Comparison with luigi¶
The major source of inspiration for the apetype package was luigi
developed at Spotify. When it was developed, type hints were not a
thing yet in Python, so it is very understandable that it was not
used in luigi. Using a lot of luigi.Parameters
makes the code
look bloated and the way of inheritance between tasks did also not
work smoothly for me, especially when dealing with task that needed to
be executed for a dynamically generated list of samples. With that in
mind, apetype was developed. In this section, a 1 on 1 comparison
with the toy example of luigi.
Top artists example¶
The code snippets on luigi’s documentation page
( https://luigi.readthedocs.io/en/stable/example_top_artists.html )
are not directly executable, but the full code can be found at
examples/top_artists.py
in the luigi repository. In the
comparison here, code should also not be executed. It is just to
compare the syntax.
Aggregate Artist Streams with luigi¶
>>> class AggregateArtists(luigi.Task):
... date_interval = luigi.DateIntervalParameter()
...
... def output(self):
... return luigi.LocalTarget("data/artist_streams_%s.tsv" % self.date_interval)
...
... def requires(self):
... return [Streams(date) for date in self.date_interval]
...
... def run(self):
... artist_count = defaultdict(int)
...
... for input in self.input():
... with input.open('r') as in_file:
... for line in in_file:
... timestamp, artist, track = line.strip().split()
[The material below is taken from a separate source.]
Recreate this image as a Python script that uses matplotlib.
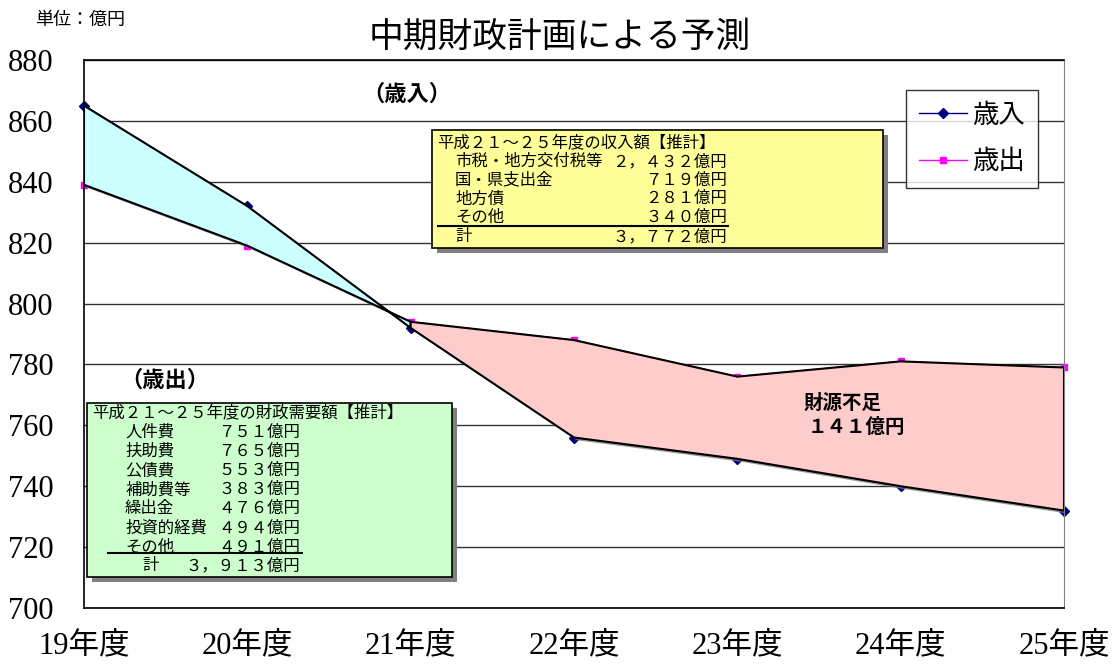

... artist_count[artist] += 1
...
... with self.output().open('w') as out_file:
... for artist, count in artist_count.iteritems():
... print(artist, count, file=out_file)
Aggregate Artist Streams with apetype¶
>>> import apetype as at
... import datetime, pathlib
...
... class DateInterval(at.TaskBase):
... days: float = 0
... hours: float = 0
...
... def timedelta(_) -> datetime.timedelta:
... return datetime.timedelta(days=_.days, hours=_.hours)
...
... class Streams(at.TaskBase):
... date: float
...
... class AggregateArtists(at.TaskBase):
... date_interval: DateInterval
...
... def date(_, date_interval) -> list:
... return [d for d in date_interval.timedelta]
...
... def output(_, date_interval) -> pathlib.Path:
... return pathlib.Path("data/artist_streams_%s.tsv" % date_interval)
...
... def streams_list(_, date: at.tasks.InjectItems) -> list:
... return Streams(date)
...
... def main(_, streams_list, output) -> type(None):
... artist_count = defaultdict(int)
...
... for input in streams_list:
... with input.open('r') as in_file:
... for line in in_file:
... timestamp, artist, track = line.strip().split()
... artist_count[artist] += 1
...
... with output.open('w') as out_file:
... for artist, count in artist_count.iteritems():
... print(artist, count, file=out_file)
Conclusion¶
Watch out Luigi, Donkey Kong is back and he wants to take over the plumbing business .. in Python programming, with a keen sense and (in)appropriate use of class.